Vous avez fait un doctorat en science politique à MGIMO avant d’être journaliste, quelle est votre analyse sur la situation en Russie ?
J’ai en effet fait un doctorat parce que je voulais devenir un homme politique. Mais cela n’a pas été possible, vu le contexte de répression ces dernières années. J’ai donc choisi de devenir journaliste. Pour moi, ce que nous vivons, c’est un retour à ce moment de l’histoire qui est celui de la chute de l’Union soviétique. Nous n’avons pas fait de travail de mémoire sur notre passé soviétique. Le fait que la Russie n’accepte pas un changement de régime au Bélarus, ni l’indépendance de l’Ukraine et qu’elle ne digère pas celle des pays baltes, vient du fait que nous n’avons pas effectué cette « repentance » sur notre propre histoire. Je pense que cette guerre est la fin du régime de Poutine. Mais pour quand ? Je ne sais pas. L’agonie peut être lente et faire encore beaucoup de dégâts. Et je pense aussi que l’après Poutine sera une période assez sombre. Je suis persuadé qu’un régime militaire s’en suivra dans les prochaines années. Puis, nous reprendrons le chemin d’une démocratie mais il faudra absolument en passer par ce travail essentiel de mémoire et de « repentance » sur notre passé collectif et ouvrir toutes les archives sur les crimes soviétiques, ce qui n’est pas le cas actuellement.

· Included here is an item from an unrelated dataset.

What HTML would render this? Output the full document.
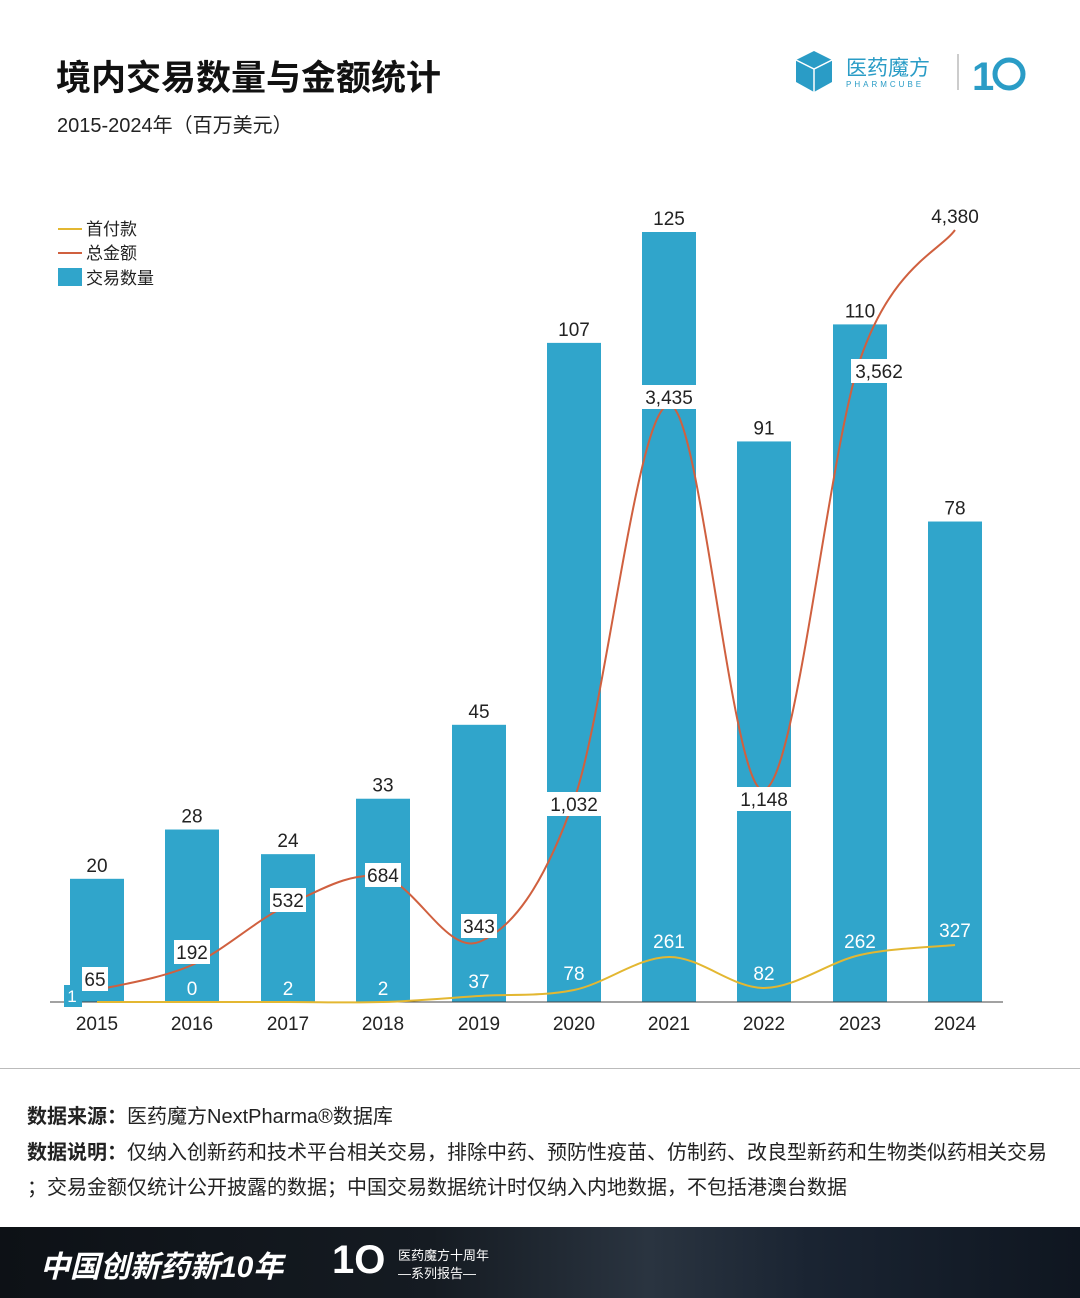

Vous envisagez un retour en Russie ?
Non, je vais rester en France. J’ai 37 ans, j’entame la deuxième saison de ma vie, je dois tourner la page. Je voudrais faire un doctorat de science politique, en France. Continuer de me former tout en travaillant. J’espère bien-sûr revenir un jour dans mon pays, lui être utile quand il se mettra sur le chemin de la démocratie. Mais ce n’est pas pour tout de suite, malheureusement.